The concept of novelty under the Japanese Patent Act includes not only prior art disclosed to the public, but also inventions that were not yet publicly known but had already been filed in earlier applications by others. This specific type of prior art is governed by Article 29-2 of the Patent Act, often referred to as the “whole content approach” or “secret prior art.”
Below is the English translation of Article 29-2:
Article 29-2
Notwithstanding Article 29, paragraph (1), a person may not be obtained a patent if an invention in a patent application is identical to an invention or device described in the description, patent claims, utility model claims, or drawings which originally attached to the written application for another patent application or utility model registration, filed prior to the date the relevant patent application is filed, with regard to which an issue of the patent gazette giving the particulars set forth in the items of Article 66, paragraph (3) of the Patent Act, is publishes pursuant to Article 66 paragraph(3), the application is published, or an issue of the utility model bulletin giving the particulars set forth in the items of Article 14, paragraph (3) of the Utility Model Act (Act No. 123 of 1959) is published pursuant to Article 14, paragraph (3) of that Act subsequent to the filing of the relevant application (this excludes any invention or device whose inventor is the same as the inventor of the invention in the relevant patent application); provided, however, that this does not apply if, at the time a patent application is filed, the person filing that patent application and the person filing the other application for patent or for utility model registration are the same person.
In simpler terms, this provision prevents double patenting based on earlier-filed, unpublished patent or utility model applications by others. Even if such prior applications have not yet been made public at the time of your filing, they can still be used to reject your application if the contents are the same.
The content of an invention described in the specification or drawings, including content outside the scope of the claims, is disclosed by the patent being laid open or published in a patent gazette. Even with an application filed before a prior application is laid open or published in a patent gazette, when the content is the same as an invention described in the specification or drawings of the prior application, the latter application cannot be published as new technology.
Based on the purpose of the patenting system to protect a new invention in return for making the invention public, it would not be proper to grant a patent for the invention described in such a case, and so the application will be rejected.
Specifically, if the invention in the claims of the later patent application is the same as the invention disclosed in the specification or drawings of the earlier patent application, the later patent application will be rejected.
The invention described in the specification of the earlier application is one that can be understood by the actual description in the specification and matter that is equivalent to the description. Matter that is equivalent to the description includes what can be derived by technical common sense at the time the later patent application was filed.

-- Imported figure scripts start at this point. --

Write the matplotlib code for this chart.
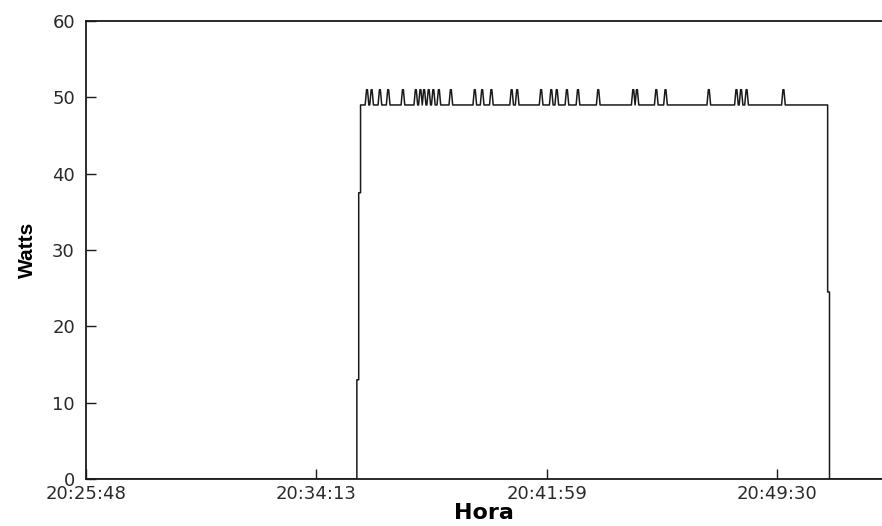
import numpy as np
import matplotlib
matplotlib.use("Agg")
import matplotlib.pyplot as plt

# ---- data (sample index on x axis) ----
n_samples = 865
tick_positions = [0, 250, 500, 750]
tick_labels = ["20:25:48", "20:34:13", "20:41:59", "20:49:30"]
y_ticks = [0, 10, 20, 30, 40, 50, 60]

step_samples = [294, 296, 298, 805, 807]      # level changes
step_levels = [13, 37.5, 49, 24.5, 0]
plateau_level = 49
peak_level = 51
spike_samples = [305, 310, 319, 328, 344, 358, 363, 367, 372, 377, 383, 396,
                 422, 430, 440, 462, 468, 494, 505, 511, 522, 534, 556,
                 594, 598, 619, 629, 676, 706, 711, 717, 757]

# ---- build the trace from the listed values ----
xs, ys = [0.0], [0.0]
level = 0.0
events = sorted([(t, "step", v) for t, v in zip(step_samples, step_levels)] +
                [(t, "spike", peak_level) for t in spike_samples])
for t, kind, v in events:
    if kind == "step":
        xs += [t, t]
        ys += [level, v]
        level = v
    else:
        xs += [t - 2.0, t - 0.5, t + 0.5, t + 2.0]
        ys += [plateau_level, v, v, plateau_level]
xs.append(n_samples - 1)
ys.append(level)

fig = plt.figure(figsize=(8.82, 5.26), dpi=100)
ax = fig.add_axes([86 / 882, 47 / 526, (882 - 86) / 882, (479 - 21) / 526])
ax.plot(xs, ys, color="#1a1a1a", lw=1.1)

ax.set_xlim(0, n_samples - 1)
ax.set_ylim(0, 60)
ax.set_xticks(tick_positions)
ax.set_xticklabels(tick_labels)
ax.set_yticks(y_ticks)
ax.tick_params(direction="in", length=7, width=1, colors="#1a1a1a",
               labelsize=13, labelcolor="#2a2a2a")
ax.tick_params(axis="x", pad=4)
ax.tick_params(axis="y", pad=8)
for lab in ax.get_xticklabels() + ax.get_yticklabels():
    lab.set_family("DejaVu Sans")
ax.spines["right"].set_visible(False)
for sp in ["left", "bottom", "top"]:
    ax.spines[sp].set_linewidth(1.3)
    ax.spines[sp].set_color("#1a1a1a")

ax.set_xlabel("Hora", fontsize=16, fontweight="bold", family="DejaVu Sans",
              labelpad=0)
ax.set_ylabel("Watts", fontsize=15, fontweight="bold", family="Liberation Sans",
              labelpad=11)

fig.savefig("out.png", dpi=100)
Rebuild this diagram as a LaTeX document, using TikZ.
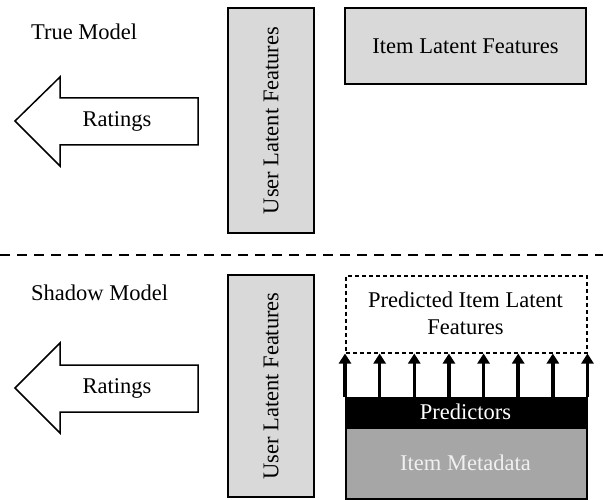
\documentclass[tikz,border=0pt]{standalone}
\usepackage{fontspec}
\setmainfont{Liberation Serif}
\usetikzlibrary{arrows.meta,calc}
\definecolor{lightbox}{HTML}{D9D9D9}
\definecolor{metabox}{HTML}{A6A6A6}
\tikzset{
  lbl/.style={font=\fontsize{22.5}{27}\selectfont, inner sep=0pt},
  boxstyle/.style={draw=black, line width=1.5pt, fill=lightbox},
  fatarrow/.style={draw=black, line width=1.5pt, fill=white, line join=miter},
  upar/.style={line width=3.5pt, -{Triangle[length=10pt,width=12pt]}},
}
\begin{document}
\begin{tikzpicture}[x=1pt,y=-1pt]
\useasboundingbox (0,0) rectangle (603,500);
% ---------- True model ----------
\node[lbl, anchor=west] (truelbl) at (31,32) {True Model};
\draw[fatarrow] (15,121) -- (60,77) -- (60,98) -- (198,98) -- (198,145) -- (60,145) -- (60,166) -- cycle;
\node[lbl] (rat1) at (117,121) {Ratings};
\draw[boxstyle] (228,8) rectangle (314,233);
\node[lbl, rotate=90] (ulf1) at (271,120.5) {User Latent Features};
\draw[boxstyle] (345,8) rectangle (586,84);
\node[lbl] (ilf) at (465.5,46) {Item Latent Features};
% ---------- separator ----------
\coordinate (sepL) at (0,255);
\coordinate (sepR) at (603,255);
\draw[line width=2pt, dash pattern=on 10pt off 7pt] (sepL) -- (sepR);
% ---------- Shadow model ----------
\node[lbl, anchor=west] (shadowlbl) at (31,293) {Shadow Model};
\draw[fatarrow] (15,388) -- (60,343) -- (60,365) -- (198,365) -- (198,412) -- (60,412) -- (60,433) -- cycle;
\node[lbl] (rat2) at (117,388) {Ratings};
\draw[boxstyle] (228,275) rectangle (314,497);
\node[lbl, rotate=90] (ulf2) at (271,386) {User Latent Features};
% predicted box
\node[draw=black, line width=1.5pt, dash pattern=on 4pt off 3pt, fill=white,
      minimum width=241pt, minimum height=77pt, anchor=north west, inner sep=0pt] (pred) at (345,275) {};
\node[lbl, align=center] (predtxt) at (465.5,313.5) {Predicted Item Latent\\[0pt]Features};
% predictors
\node[draw=black, line width=1.5pt, fill=black, text=white, lbl,
      minimum width=241pt, minimum height=30pt, anchor=north west] (predictors) at (345,397) {};
\node[lbl, text=white] (predictorstxt) at (465.5,412) {Predictors};
% metadata
\node[draw=black, line width=1.5pt, fill=metabox,
      minimum width=241pt, minimum height=71pt, anchor=north west] (meta) at (345,427) {};
\node[lbl, text=white!94!black] (metatxt) at (465.5,463) {Item Metadata};
% up arrows
\foreach \i in {0,...,7} {
  \draw[upar] ($(predictors.north west)!\i/7!(predictors.north east)$) -- ($(pred.south west)!\i/7!(pred.south east)$);
}
\end{tikzpicture}
\end{document}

Technical common sense is technical knowledge that is common among those skilled in the art (including commonly known or conventional art) or empirical rules. The invention claimed in the later patent application and the invention described in the specification and drawings of the earlier patent application are compared. If there is no difference, or there is a difference but it is only minor with respect to embodiment means for solve the problems (and therefore substantially the same), the later patent application is rejected.